Les voyageurs proches de nous l’écoutent mais aucun ne la regarde.
Il FAUT qu’elle soit à l’heure. Elle sait qu’elle a attiré encore plus le regard sur elle mais qu’il était juste impossible pour elle de faire autrement. Ses yeux me demandent si je comprends, parce que je comprends, n’est-ce pas ?  Quel bus doit-elle prendre ???
Désarmée, je lui souris – je n’en sais rien.
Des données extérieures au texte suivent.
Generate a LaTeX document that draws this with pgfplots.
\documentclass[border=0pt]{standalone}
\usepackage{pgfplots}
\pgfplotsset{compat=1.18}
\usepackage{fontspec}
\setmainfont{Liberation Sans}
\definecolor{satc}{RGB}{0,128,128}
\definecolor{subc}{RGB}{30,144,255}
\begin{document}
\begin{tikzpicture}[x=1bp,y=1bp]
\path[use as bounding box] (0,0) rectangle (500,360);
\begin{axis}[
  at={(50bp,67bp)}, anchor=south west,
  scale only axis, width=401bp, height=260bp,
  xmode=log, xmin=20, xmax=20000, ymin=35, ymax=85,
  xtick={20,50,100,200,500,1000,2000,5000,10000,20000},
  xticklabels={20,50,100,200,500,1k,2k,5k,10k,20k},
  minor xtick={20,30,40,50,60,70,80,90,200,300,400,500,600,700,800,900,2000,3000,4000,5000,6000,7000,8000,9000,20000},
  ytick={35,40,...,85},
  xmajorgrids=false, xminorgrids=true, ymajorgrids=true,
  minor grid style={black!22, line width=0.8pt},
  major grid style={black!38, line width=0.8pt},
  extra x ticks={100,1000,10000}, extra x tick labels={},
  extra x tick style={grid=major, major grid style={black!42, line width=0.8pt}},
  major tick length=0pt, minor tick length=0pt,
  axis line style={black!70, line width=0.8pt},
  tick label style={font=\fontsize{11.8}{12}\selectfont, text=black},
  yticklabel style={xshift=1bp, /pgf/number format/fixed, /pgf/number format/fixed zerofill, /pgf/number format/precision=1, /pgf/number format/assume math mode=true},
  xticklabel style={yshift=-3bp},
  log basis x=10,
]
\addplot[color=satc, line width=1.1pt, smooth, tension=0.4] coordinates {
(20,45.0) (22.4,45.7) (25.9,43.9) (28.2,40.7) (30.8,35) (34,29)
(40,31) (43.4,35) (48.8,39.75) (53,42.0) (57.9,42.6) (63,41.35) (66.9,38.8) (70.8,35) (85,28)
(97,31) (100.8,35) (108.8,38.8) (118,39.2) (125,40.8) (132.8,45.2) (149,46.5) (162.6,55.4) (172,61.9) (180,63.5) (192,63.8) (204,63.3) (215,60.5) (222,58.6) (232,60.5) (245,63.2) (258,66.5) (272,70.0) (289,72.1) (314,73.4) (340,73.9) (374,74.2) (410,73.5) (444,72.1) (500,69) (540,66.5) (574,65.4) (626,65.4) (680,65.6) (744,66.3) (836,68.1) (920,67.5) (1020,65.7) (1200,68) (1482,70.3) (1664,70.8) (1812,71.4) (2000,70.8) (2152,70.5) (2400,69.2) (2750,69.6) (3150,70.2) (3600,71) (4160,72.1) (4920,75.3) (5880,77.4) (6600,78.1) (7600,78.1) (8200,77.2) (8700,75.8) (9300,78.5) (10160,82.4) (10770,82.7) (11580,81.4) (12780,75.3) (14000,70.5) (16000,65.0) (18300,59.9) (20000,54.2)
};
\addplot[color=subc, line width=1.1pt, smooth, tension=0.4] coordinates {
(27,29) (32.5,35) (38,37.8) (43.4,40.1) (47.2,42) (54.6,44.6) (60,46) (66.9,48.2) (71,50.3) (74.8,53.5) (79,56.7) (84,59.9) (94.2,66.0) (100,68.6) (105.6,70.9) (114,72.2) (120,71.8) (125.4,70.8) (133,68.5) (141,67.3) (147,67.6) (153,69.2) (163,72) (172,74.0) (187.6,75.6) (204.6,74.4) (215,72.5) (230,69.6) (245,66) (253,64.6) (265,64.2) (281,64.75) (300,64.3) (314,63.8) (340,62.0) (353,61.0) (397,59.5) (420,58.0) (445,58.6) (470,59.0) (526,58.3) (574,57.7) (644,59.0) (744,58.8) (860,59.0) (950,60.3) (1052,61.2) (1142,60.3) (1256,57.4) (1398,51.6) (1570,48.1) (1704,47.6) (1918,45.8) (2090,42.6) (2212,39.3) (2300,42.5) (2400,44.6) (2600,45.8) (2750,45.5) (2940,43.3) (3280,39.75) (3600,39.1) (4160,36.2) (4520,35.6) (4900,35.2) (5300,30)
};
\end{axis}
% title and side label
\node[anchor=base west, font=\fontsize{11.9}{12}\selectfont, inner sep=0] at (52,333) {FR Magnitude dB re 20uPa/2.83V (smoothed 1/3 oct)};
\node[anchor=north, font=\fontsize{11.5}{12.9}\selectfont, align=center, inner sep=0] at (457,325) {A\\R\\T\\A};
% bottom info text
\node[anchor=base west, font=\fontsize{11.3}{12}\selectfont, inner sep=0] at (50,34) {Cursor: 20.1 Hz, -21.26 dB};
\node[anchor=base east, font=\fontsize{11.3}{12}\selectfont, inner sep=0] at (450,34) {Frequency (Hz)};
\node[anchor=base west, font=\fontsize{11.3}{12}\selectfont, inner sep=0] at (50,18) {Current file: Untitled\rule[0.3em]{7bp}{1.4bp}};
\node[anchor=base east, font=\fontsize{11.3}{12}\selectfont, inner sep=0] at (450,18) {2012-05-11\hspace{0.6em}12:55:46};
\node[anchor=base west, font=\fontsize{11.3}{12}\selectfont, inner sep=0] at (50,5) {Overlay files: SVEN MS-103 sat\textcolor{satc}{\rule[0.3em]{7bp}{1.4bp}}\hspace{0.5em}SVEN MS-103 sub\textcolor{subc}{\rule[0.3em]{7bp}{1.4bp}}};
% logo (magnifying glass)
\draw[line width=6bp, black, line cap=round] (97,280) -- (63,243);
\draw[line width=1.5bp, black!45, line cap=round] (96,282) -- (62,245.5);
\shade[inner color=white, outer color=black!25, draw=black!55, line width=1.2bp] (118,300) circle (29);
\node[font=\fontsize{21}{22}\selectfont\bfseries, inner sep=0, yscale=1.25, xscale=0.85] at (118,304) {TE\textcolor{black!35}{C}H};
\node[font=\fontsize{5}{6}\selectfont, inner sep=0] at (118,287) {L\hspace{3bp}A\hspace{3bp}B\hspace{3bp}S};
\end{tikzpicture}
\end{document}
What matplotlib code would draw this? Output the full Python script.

Dans le silence de mon incapacité à l’aider plus, ce que je comprends c’est qu’elle ne peut sortir, qu’elle n’a le courage de le faire que soutenue par le chant de la prière dans les oreilles et le Coran à la main. Son voile ne la protège pas tant que cela, c’est même l’inverse.
C’est une piètre armure contre ce monde extérieur qui la terrifie.
Je me demande si elle a véritablement et de son plein gré choisit de porter la burqa  C’est une profession de foi que de choisir de la porter et, dans quelque religion que ce soit, une profession de foi se doit à mon sens d’être une force qui grandit et rassure.
Pourquoi n’est-ce pas son cas ?

Nouvel arrêt, c’est le sien. Elle se précipite vers la sortie non sans m’avoir remerciée et bénie mille fois en français, en arabe…  demandant à celui qui doit la protéger elle qu’il me protège moi… parce que je lui ai adressé la parole et que je suis gentille. Parce que j’ai été « normale ».

Et elle s’engouffre dans le souterrain de la sortie, me laissant avec un vide que sa musique n’agrémente plus et dix milles questions et sentiments … que je choisis courageusement d’éviter d’affronter.

« (…)
Y parait qu’les voyages en train finissent mal en général.
Si c’est pour toi l’cas accroche toi et garde le moral.
Car une chose est certaine y aura toujours un terminus.
Maint’nant tu es prev’nu, la prochaine fois tu prendras l’bus. »

Je pense à cette chanson de Grand Corps Malade alors que le RER redémarre….

J’espère qu’elle a pris son bus, qu’elle va être à l’heure et que demain elle s’achètera de nouveaux écouteurs.